What you are asked to do: Show every line that has the string "Python" in it.

--- start Task material ---

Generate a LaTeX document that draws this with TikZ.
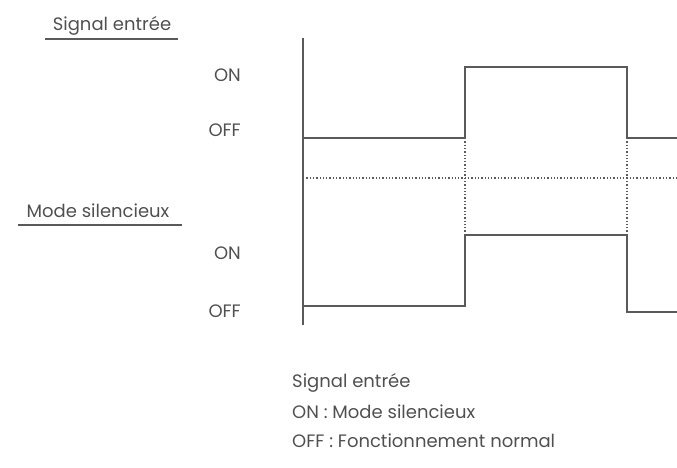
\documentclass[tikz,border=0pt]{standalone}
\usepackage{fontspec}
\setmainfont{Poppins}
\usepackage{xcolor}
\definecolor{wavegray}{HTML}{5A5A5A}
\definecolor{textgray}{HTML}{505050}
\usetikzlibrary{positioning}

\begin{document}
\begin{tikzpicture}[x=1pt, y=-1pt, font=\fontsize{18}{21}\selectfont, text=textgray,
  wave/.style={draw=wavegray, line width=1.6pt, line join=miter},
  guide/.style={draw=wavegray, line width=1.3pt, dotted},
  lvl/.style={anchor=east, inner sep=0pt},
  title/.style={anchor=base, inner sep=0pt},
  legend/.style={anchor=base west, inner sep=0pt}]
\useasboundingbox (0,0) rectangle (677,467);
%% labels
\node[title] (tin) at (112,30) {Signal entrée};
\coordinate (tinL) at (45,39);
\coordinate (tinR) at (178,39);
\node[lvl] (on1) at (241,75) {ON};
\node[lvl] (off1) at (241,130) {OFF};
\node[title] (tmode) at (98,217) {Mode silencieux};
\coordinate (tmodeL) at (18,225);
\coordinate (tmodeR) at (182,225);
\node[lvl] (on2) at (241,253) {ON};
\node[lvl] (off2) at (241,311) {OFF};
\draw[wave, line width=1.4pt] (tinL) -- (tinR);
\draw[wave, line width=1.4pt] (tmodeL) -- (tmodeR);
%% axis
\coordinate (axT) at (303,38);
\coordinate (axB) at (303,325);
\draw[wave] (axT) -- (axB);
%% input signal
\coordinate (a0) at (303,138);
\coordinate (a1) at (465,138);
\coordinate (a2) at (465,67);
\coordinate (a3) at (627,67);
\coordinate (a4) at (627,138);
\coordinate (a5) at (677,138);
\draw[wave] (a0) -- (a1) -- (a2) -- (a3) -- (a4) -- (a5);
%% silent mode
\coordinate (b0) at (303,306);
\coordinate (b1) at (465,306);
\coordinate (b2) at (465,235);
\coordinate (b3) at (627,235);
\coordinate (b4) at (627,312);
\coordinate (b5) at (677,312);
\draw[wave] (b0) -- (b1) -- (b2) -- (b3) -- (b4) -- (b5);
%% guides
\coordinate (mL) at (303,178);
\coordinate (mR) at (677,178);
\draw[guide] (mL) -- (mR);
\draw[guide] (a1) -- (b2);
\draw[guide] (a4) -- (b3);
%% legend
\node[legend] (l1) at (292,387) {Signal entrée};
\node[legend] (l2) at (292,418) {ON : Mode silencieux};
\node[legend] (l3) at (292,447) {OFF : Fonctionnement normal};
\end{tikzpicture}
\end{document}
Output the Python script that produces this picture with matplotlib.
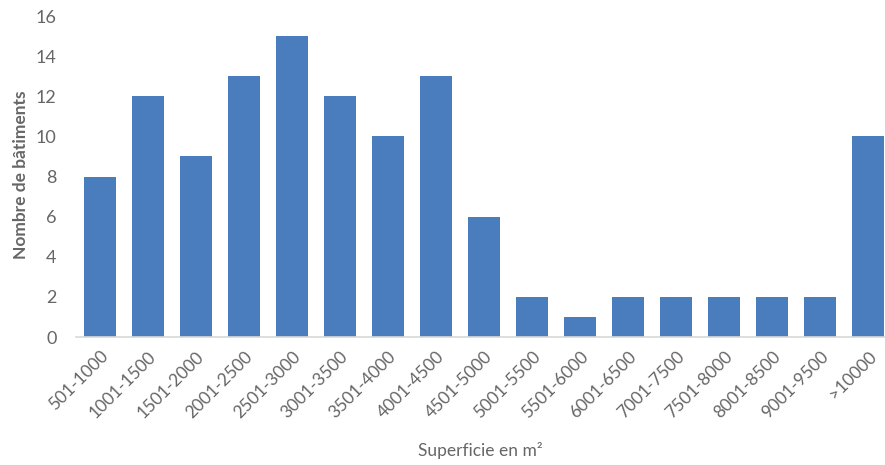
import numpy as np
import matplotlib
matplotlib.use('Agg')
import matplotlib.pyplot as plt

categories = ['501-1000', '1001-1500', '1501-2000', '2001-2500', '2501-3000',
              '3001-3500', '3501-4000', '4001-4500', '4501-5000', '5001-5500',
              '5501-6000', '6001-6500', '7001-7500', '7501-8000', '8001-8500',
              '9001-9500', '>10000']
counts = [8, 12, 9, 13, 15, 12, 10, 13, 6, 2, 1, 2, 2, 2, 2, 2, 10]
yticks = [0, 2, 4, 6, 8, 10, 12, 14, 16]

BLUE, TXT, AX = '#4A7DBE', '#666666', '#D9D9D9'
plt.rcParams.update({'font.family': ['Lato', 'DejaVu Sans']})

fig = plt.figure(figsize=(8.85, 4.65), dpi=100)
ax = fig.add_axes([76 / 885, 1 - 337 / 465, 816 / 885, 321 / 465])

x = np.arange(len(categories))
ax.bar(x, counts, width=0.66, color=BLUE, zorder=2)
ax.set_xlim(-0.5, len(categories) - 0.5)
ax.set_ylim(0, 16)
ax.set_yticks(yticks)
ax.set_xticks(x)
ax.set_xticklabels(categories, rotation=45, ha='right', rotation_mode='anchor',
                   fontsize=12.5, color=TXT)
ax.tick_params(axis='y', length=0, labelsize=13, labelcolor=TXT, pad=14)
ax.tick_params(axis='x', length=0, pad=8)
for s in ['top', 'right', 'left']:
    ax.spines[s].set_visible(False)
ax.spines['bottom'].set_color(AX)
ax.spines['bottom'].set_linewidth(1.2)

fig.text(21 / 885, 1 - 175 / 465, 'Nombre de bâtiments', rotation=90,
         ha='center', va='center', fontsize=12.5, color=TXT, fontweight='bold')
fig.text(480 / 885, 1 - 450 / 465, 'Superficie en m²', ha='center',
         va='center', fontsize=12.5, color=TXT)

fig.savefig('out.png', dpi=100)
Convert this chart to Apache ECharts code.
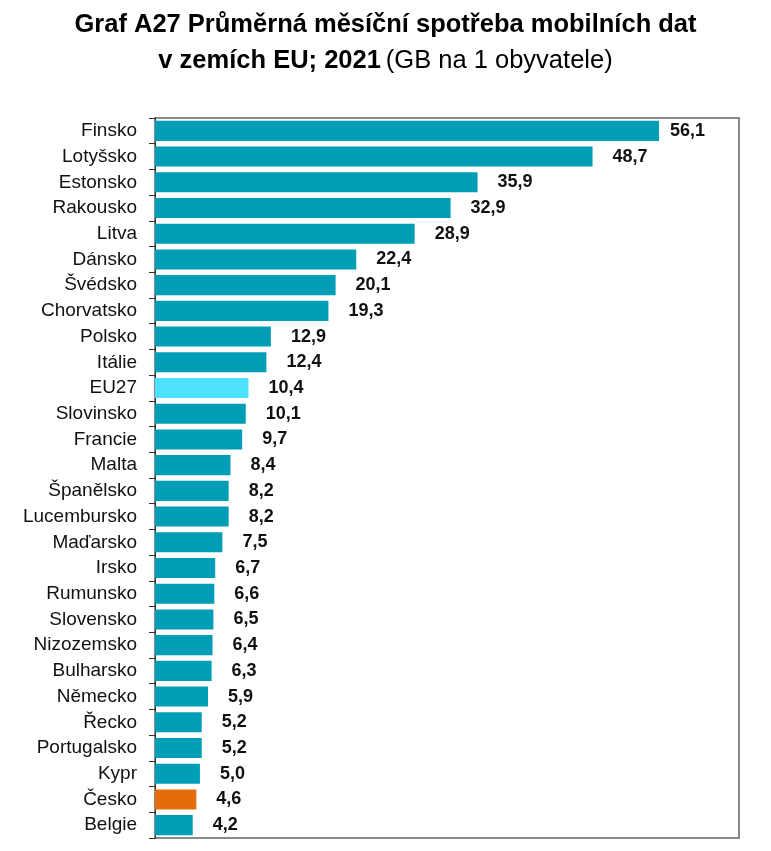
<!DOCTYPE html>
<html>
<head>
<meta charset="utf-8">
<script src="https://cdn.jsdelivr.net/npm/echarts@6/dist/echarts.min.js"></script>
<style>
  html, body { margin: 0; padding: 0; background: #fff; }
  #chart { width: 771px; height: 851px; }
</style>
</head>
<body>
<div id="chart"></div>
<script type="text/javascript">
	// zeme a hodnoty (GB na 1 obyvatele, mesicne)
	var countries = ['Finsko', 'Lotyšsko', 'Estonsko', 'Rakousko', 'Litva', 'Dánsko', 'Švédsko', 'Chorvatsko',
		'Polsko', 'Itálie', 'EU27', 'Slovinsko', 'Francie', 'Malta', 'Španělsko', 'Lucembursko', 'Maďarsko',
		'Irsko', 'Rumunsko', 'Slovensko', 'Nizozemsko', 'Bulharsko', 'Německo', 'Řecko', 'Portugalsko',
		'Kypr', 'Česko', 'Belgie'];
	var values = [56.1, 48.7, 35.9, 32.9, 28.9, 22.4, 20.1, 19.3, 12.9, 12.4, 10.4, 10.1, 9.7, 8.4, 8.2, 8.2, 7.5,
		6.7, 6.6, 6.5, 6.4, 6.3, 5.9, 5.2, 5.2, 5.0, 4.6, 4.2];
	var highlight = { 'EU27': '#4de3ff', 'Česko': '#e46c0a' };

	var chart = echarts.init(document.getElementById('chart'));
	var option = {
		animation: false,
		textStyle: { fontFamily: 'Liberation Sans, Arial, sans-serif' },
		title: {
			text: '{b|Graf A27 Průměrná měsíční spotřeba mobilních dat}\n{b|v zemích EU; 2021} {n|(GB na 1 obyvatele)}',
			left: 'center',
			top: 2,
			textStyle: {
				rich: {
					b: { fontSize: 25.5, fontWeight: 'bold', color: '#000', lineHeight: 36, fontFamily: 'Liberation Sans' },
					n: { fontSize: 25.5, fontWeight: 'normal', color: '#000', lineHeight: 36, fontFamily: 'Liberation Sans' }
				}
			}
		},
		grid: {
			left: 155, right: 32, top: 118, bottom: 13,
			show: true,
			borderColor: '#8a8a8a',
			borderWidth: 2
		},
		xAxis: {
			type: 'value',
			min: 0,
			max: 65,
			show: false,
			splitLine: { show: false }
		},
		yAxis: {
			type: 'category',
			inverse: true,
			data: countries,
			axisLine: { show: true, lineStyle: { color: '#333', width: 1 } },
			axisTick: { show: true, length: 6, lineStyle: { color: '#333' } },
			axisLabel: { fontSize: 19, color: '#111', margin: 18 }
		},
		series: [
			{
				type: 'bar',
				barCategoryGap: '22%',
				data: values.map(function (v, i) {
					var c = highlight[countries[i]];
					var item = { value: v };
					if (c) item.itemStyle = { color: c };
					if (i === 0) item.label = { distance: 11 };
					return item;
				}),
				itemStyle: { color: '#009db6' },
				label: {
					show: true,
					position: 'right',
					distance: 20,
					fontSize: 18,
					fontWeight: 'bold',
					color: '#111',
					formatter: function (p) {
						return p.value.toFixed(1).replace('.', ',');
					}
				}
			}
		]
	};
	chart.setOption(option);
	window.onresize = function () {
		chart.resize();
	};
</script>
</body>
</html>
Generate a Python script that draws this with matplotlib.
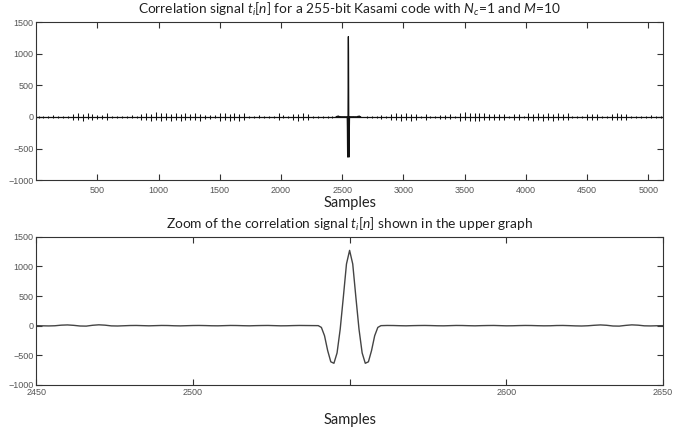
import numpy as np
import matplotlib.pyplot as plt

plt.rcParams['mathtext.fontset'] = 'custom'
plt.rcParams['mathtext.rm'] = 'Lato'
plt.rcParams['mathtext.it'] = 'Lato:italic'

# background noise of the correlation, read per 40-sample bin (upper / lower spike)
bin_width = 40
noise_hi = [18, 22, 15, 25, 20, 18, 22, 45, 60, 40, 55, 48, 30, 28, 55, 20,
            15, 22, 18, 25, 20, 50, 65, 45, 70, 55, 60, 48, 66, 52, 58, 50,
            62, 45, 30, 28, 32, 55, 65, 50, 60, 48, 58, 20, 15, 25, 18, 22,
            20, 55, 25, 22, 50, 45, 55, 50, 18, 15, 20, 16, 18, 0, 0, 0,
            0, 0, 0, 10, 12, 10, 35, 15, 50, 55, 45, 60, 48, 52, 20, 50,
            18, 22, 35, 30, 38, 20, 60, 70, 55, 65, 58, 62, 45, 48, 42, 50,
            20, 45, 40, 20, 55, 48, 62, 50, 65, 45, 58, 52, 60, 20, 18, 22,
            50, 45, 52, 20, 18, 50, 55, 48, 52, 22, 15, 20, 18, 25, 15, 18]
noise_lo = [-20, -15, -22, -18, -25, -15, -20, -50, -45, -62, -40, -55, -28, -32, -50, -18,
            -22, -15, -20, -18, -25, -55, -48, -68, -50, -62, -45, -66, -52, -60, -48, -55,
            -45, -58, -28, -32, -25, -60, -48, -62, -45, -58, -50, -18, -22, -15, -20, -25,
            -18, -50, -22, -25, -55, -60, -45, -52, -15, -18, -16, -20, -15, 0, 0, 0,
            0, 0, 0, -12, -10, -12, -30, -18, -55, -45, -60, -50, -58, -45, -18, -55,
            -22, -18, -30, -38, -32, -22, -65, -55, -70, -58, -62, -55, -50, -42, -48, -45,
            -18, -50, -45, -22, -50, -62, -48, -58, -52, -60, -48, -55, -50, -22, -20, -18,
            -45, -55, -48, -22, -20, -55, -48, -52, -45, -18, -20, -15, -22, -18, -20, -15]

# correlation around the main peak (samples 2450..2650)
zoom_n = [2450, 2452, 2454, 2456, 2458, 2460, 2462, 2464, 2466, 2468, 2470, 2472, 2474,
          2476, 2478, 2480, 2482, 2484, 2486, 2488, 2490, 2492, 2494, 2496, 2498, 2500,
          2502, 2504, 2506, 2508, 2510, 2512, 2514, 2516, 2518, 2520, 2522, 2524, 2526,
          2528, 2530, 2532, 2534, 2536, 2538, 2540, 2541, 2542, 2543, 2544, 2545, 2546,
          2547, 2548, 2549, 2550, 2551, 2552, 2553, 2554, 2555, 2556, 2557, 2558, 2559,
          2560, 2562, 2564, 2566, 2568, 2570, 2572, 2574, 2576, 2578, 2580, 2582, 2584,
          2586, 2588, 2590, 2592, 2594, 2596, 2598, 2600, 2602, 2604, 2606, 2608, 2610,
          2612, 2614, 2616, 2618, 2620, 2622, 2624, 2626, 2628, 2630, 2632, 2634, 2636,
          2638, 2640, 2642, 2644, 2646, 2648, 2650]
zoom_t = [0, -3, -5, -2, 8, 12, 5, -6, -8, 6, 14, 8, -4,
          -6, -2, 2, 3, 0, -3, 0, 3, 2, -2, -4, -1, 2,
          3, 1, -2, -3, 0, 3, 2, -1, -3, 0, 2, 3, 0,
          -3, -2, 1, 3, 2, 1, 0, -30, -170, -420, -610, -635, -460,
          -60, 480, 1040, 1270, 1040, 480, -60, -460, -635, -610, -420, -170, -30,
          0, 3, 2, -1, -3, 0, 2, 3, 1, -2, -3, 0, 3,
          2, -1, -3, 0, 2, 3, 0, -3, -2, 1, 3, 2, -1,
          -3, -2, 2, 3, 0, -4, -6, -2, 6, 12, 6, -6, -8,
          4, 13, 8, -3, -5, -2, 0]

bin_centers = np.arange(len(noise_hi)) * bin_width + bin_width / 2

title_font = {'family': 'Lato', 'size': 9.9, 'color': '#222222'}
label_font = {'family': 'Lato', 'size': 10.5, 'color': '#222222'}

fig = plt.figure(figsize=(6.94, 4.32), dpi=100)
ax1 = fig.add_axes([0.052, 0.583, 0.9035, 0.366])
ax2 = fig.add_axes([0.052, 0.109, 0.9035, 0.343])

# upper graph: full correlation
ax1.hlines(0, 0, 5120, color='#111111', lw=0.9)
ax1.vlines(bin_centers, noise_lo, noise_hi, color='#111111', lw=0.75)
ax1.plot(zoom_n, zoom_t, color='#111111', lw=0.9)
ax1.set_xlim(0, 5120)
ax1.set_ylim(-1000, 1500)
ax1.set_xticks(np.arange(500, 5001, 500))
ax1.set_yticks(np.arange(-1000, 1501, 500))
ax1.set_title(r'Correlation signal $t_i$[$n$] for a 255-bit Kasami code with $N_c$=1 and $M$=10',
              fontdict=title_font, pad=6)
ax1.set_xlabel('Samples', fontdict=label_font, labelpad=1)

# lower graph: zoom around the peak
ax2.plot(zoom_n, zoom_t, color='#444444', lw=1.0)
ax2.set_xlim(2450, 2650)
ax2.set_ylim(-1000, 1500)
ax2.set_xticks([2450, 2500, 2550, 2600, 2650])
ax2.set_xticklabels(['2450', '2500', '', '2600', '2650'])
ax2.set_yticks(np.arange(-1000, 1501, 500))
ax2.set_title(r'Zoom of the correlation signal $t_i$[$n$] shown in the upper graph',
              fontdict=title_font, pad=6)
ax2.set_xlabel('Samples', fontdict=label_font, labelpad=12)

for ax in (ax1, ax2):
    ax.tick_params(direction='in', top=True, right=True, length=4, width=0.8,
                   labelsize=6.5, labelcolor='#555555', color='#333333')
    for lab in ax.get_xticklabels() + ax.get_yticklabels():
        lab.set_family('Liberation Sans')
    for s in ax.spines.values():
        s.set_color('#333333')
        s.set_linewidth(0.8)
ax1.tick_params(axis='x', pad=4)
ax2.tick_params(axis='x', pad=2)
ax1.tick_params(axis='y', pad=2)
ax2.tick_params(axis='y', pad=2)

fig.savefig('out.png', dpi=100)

--- end Task material ---

Result for this exercise:
Output the Python script that produces this picture with matplotlib.
Generate a Python script that draws this with matplotlib.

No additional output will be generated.